IN ancient India, no sage’s curse was more feared than the ill-tempered Durvasa’s, whose anger once nearly plunged the gods’ serene existence into chaos. The kings of the earth had gathered for a meeting and Durvasa was invited to be honoured with a flower garland. Durvasa went to heaven, having decided to give the garland to Indra, the king of the gods. Indra received the garland with a display of humility but the moment Durvasa left, he gave it to his pet elephant to play with. Unfortunately, Durvasa remembered something else he had to say, and returned to heaven to find the garland mangled by the elephant’s tusks. Outraged by this, Durvasa cursed Indra as well as the entire race of gods, condemning them to lose their godly power and become as puny as humans.
This was music to the asuras, a race of demons, who began preparing for a massive armed assault on the heavens. The gods were so alarmed that they approached Shiva for help. But Shiva sent them on to Vishnu. Vishnu pondered for a while and said if they could drink from the sea of milk that surrounded him, the gods could recover their former strength. But the problem was that the milk was too placid to be energised. ‘No ordinary churning stick will do; the whole Mandara mountain must be lifted and twirled. And the only beings who can manage this are the asuras themselves,’ he concluded.

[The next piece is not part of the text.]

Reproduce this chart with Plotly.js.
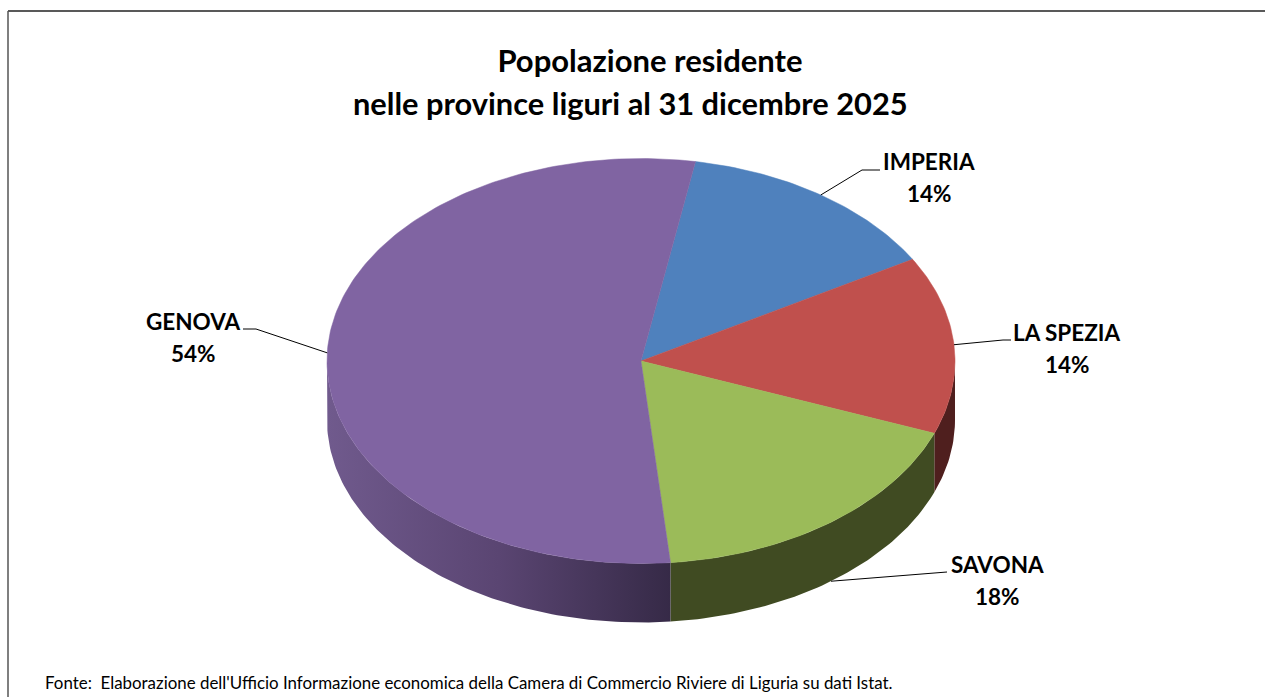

Finally, the gods reached a truce with the asuras in return for their help in churning the milk. The asuras were delighted to oblige, seeing in this a chance to obtain immortality for themselves. Weak though the gods were, they caught Vasuki, a huge underworld serpent and coiled him around the mountain to use as a churning rope. When everthing was ready, Vishnu asked the gods to stand at the head of the snake, and the asuras at the tail. But the asuras suspected a trick where there was none, and plonked themselves at the head-end. With their combined strength, the mountain slowly began to revolve. The gods were invigorated with the fresh ambrosial breeze but the asuras, at the head-end, were forced to breathe the serpent’s poisonous breath, and they grew steadily weaker.